During his speech at the Joint Committee on Climate Change (JC3) Conference “Journey to Zero” on Monday, he reaffirmed BNM’s commitment to provide a facilitative policy environment for the banking industry to advance financial innovations and explore novel financial structures needed to meet the significant financing needs for climate risk mitigation and adaptation.

Achieving this goal would require a more prominent role for public-private partnerships and an innovative blend of finance structures, he said.

“The [central] bank has begun undertaking a comprehensive review of our regulations to ensure climate risk is appropriately accounted for and well-integrated into our regulatory framework. This is to ensure that the industry remains climate resilient, while being able to effectively support the economy’s transition.

“We recognise the challenges that financial institutions may face in balancing these outcomes. Concentration risks could for example, increase from green and transition funding, and financial institutions need to properly understand and manage such risks. For the [central] bank, any adjustments to prudential standards would need to carefully consider necessary safeguards to ensure the attendant risks continue to be adequately managed.

As financial institutions take more concrete steps in climate action, managing the trade-offs inherent in crafting credible transition plans and allocating capital that aligns with a net-zero trajectory will be all-important, said Abdul Rasheed.

“In support of this, the [central] bank is working to develop guidance on transition plans to promote alignment between financial institutions’ business and risk strategies, their public commitments on climate goals and national plans, while safeguarding against the risk of greenwashing,” the governor added.

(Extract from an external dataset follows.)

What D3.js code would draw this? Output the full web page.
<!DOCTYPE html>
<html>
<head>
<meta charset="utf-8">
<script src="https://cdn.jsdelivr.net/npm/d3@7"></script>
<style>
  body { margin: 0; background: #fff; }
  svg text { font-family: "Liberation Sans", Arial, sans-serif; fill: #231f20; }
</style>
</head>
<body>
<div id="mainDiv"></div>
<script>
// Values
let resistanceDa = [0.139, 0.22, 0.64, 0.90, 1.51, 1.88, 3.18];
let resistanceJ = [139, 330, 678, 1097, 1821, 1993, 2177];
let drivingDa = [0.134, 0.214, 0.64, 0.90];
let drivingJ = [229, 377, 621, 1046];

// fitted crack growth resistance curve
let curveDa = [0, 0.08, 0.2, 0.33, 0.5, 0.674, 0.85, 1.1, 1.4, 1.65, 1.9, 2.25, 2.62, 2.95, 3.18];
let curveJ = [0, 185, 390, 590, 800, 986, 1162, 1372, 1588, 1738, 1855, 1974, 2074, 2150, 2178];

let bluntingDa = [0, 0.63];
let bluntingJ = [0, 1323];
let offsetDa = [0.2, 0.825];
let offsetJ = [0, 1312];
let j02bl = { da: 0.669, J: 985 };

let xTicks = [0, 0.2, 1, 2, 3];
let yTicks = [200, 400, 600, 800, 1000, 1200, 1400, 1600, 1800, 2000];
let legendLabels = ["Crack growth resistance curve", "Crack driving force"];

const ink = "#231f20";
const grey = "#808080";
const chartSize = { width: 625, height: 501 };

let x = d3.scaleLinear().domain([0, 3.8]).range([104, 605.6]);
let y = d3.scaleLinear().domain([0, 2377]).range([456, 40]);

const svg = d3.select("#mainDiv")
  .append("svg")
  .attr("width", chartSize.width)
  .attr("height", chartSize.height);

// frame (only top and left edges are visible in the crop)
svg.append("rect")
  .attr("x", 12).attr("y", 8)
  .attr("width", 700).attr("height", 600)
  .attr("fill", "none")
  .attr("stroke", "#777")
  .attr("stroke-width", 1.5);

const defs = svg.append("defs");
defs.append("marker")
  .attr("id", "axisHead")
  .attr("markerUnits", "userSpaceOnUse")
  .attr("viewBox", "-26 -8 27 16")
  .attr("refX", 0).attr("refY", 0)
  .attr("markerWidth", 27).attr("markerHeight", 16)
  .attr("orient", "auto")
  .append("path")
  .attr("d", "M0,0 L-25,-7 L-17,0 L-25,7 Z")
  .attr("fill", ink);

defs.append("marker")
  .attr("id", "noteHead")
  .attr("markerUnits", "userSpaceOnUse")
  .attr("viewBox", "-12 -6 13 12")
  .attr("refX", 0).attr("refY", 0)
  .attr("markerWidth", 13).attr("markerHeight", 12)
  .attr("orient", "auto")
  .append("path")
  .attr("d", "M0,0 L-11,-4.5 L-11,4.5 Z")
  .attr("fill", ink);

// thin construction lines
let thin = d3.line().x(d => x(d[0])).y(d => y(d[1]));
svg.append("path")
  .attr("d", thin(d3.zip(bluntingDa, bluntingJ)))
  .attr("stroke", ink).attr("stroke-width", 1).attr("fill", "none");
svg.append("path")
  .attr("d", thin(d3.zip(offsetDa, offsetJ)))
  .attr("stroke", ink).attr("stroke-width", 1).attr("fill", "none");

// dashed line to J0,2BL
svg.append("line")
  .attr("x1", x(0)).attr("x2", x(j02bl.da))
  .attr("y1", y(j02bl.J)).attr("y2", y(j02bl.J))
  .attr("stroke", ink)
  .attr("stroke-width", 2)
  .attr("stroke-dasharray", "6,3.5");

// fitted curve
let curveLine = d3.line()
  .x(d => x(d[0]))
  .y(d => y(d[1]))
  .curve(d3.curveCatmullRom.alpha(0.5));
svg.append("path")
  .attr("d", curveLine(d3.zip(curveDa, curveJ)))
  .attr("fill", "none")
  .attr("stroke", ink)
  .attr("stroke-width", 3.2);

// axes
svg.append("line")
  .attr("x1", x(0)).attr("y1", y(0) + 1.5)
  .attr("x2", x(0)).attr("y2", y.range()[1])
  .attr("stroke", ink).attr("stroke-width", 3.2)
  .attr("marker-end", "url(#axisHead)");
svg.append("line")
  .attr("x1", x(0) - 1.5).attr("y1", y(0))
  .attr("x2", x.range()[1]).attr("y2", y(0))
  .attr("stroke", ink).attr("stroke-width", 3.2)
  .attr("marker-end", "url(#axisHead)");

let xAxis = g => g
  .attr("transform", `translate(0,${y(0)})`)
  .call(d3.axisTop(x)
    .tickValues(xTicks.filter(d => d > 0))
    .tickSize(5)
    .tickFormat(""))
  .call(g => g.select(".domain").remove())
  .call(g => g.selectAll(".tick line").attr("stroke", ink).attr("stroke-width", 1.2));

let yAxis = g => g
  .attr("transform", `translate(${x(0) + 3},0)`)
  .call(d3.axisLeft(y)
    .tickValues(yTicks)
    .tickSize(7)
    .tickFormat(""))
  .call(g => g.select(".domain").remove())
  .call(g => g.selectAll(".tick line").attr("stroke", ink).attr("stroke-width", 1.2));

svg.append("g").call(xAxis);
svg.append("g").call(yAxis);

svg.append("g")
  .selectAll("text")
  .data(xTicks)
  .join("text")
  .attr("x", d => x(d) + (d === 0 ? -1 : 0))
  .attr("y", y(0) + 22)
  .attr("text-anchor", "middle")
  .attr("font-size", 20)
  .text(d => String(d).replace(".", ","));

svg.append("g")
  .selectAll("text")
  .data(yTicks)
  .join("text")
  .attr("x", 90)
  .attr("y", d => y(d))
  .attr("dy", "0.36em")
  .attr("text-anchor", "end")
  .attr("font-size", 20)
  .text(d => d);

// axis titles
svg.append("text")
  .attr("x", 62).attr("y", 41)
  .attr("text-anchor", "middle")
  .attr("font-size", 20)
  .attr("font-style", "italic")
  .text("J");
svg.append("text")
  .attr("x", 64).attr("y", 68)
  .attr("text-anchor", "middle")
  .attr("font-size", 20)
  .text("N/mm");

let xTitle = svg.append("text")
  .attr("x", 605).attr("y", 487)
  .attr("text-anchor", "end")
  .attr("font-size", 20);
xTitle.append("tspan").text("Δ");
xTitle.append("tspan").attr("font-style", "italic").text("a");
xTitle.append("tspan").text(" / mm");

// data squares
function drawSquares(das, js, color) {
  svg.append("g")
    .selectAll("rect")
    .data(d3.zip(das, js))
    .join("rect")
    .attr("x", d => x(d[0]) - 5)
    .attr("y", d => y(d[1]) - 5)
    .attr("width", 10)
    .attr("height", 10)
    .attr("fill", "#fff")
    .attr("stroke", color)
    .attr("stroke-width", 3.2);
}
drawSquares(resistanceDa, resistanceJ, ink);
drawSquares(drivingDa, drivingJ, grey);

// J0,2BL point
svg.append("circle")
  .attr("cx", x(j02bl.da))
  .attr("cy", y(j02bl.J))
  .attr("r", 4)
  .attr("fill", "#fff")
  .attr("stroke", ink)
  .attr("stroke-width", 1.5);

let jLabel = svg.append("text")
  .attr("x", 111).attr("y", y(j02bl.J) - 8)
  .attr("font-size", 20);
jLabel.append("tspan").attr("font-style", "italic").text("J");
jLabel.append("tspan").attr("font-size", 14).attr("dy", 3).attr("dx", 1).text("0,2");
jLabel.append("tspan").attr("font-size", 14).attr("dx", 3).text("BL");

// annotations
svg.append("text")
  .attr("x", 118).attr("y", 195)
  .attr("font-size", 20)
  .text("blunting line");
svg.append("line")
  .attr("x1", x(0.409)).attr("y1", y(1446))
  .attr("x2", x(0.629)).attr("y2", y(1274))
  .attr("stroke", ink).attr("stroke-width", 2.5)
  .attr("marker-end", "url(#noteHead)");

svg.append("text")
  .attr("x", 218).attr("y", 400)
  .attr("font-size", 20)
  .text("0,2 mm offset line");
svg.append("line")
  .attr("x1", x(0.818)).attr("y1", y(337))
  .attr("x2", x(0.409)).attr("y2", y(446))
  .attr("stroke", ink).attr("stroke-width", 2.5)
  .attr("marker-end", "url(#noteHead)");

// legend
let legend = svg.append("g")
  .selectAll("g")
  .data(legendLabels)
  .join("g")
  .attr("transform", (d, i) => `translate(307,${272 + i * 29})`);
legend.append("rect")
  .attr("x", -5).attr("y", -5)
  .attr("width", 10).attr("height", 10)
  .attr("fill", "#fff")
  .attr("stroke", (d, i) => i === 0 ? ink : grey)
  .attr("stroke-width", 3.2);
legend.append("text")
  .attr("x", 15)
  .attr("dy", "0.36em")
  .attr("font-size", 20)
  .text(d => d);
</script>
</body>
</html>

On top of that, he said, financial institutions must also consider the specific needs of their clients in their transition plans by addressing the financing and capacity needs of businesses in hard-to-abate sectors, including small and medium sized enterprises (SMEs) within the supply chain.

“With this, we can achieve an inclusive transition that prevents substantial economic disruptions and safeguards the livelihoods of workers. The availability of high-quality, reliable and comparable climate related data remains high on our list of priorities.

“We [also] remain committed to tackle frictions surrounding climate data reporting. In areas where there are still data gaps, we will work closely with relevant ministries, agencies and committees at the national level, through the JC3, to improve the availability and accessibility of climate-related data,” Abdul Rasheed mentioned.